The courthouse burns
Marshall became the county seat in 1839 and shortly thereafter a courthouse building was constructed on square in the middle of town, but that first courthouse was a casualty of the Civil War.
According to the 1881 county history, Union troops who had used the courthouse were moved from Marshall to Lexington, leaving the building unused.
After the Federals were gone, Confederates under the command of Col. W.S. Jackson moved in and took over the building.
Apparently, one of the soldiers lit a piece of hay and tossed it through a window, where it ignited hay that had been left in the building by Union troops. The building was soon fully engulfed in fire and was destroyed.
The author of the history defends the act, noting that as it had been used by Union troops for military purposes “it was therefore lawful for the Confederates to destroy it. It was not the only court-house burned in Missouri by either the Confederates or the Federals.”
The author then describes — and laments — the harsh reprisals visited upon locals by Union troops.
A number of women were arrested by Union Col. Lazear for “harboring, feeding, and furnishing information to the bushwhackers.”
The history also includes an account of one of Jackson’s men being shot in the ankle by Lazear’s men, and unable to escape, taken into custody.
He was taken to Arrow Rock, where he was “tried by a drumhead court-martial, and sentenced to be shot” for allegedly taking part in the burning of the courthouse.
Because he could not stand, he “was propped up against a fence, and riddled with musket balls.”
Four bloody years
The execution was far from the only one in Saline County during the war.
Denny and Michael Dickey, administrator of Arrow Rock State Historical Site, gave a presentation March 1 about how the county fared during the war.
By 1863 the county was largely under Union control, but guerrilla bands from both sides continued to roam the county, each demanding loyalty and assistance from civilians, who may have born the brunt of the conflict.
According to Dickey, there was so much guerrilla warfare in the area that “Union men found it safer to serve in the military than to stay home in Saline County.”

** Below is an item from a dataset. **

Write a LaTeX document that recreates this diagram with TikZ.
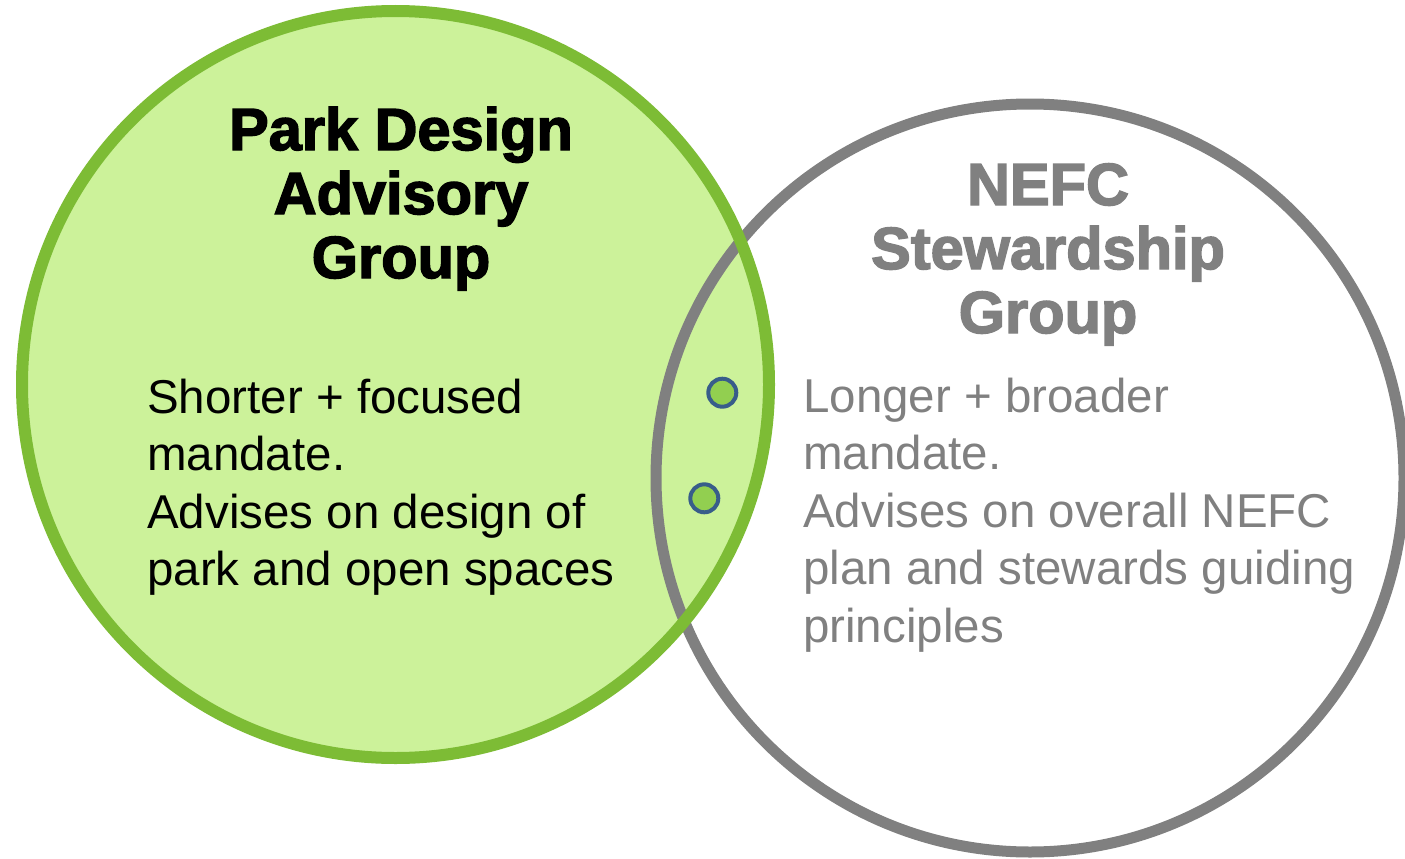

The county definitely was sympathetic to the Confederacy, especially at the war’s start. Slavery was an important part of the local economy.
At a time when 9 percent of the state population were in slavery, nearly one-third of Saline County’s population was enslaved, Dickey said.
“Abe Lincoln didn’t get a single vote in Saline County” in the 1860 election, according to Dickey. That changed by 1864. According to the 1881 history, Lincoln and Johnson outpolled McClellan and Pendleton 170 to 98.
The author of the history cheered the political shift.
“What a wonderful change had taken place in the county in four years! In 1860, it would have been extremely perilous to vote for Lincoln; in 1864, it was dangerous to vote against him.”